I don’t tend to believe in career-focused platitudes, but if there’s just one that I would tell anyone that asked, it would be this:
You are the average of the five people with whom you spend the most time working together.
Tell me with whom you spend the most of your time working together, and I’ll tell you what you enjoy working on, what you’d want to do in the future, and how you might go about doing it.
There’s several forces at work here to create a human equilibrium of sorts. 1) We tend to want to blend in with the crowd of people that surrounds us, 2) we tend to imitate, unconsciously, the people we see most often, to be more like them, and 3) the people with whom we spend the most time shape the way we look at and hear about the rest of the world.
For example, if you’re like me and spend most of your time with campus organizations focused on student startups and businesses, you yourself probably have a passion for turning ideas into solutions, because that’s a lot of what you listne to and talk about day-to-day, and everyone around you would happen to be working on similar ideas,
In both the professinoal and casual parts of our lives, who we spend time with, in meatspace and in cyberspace, influences who we are at each moment, and who we are led to become — the average of those that surround us.
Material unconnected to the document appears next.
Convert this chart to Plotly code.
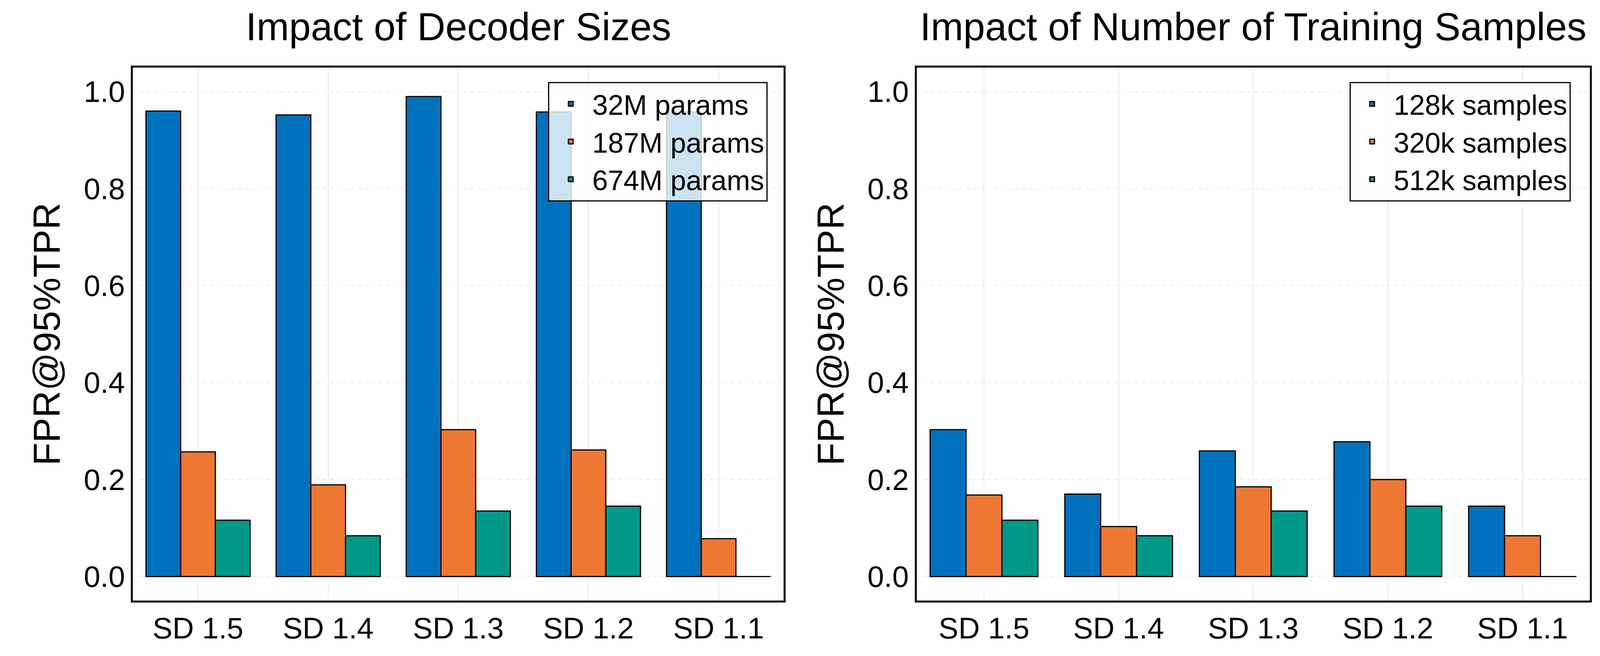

And it turns out we can use this to our advantage. Instead of looking at our friends and working out who we might be today, we can ask, “Whom do you want to be the average of?” and work backwards to how to get there.
Especially as a college student, options are everywhere, in student orgs, in clubs, in independent companies and groups, fraternities and sororities, and in professional networks. You don’t have to make a drastic change, or shift your entire lifestyle. But join a study group or attend monthly events. Do some Facebook-searching. Find the people and groups whose average looks like what you want to do, and who you want to be. And then put yourseif in the middle of that equation. Or, inversely, be more conscious of the people that you spend time with the most, against the kind of “average” you want to tend towards.
There is a great post by Paul Graham on a related idea, where he talks about the “message” that a city or place of living projects to its residents, and how that influences, as a company of people do, the residents to live and dream and have ambitions in a certain direction. I think these two — influence from place and influence from the people-atmosphere, are very closely linked. And being aware of how these forces unknowingly push and pull on our future paths goes a long way.
So, who are you the average of? Where are those people, and how can you find yourself in the right atmosphere, that pushes you along in the direction you want to move, by virtue of being together?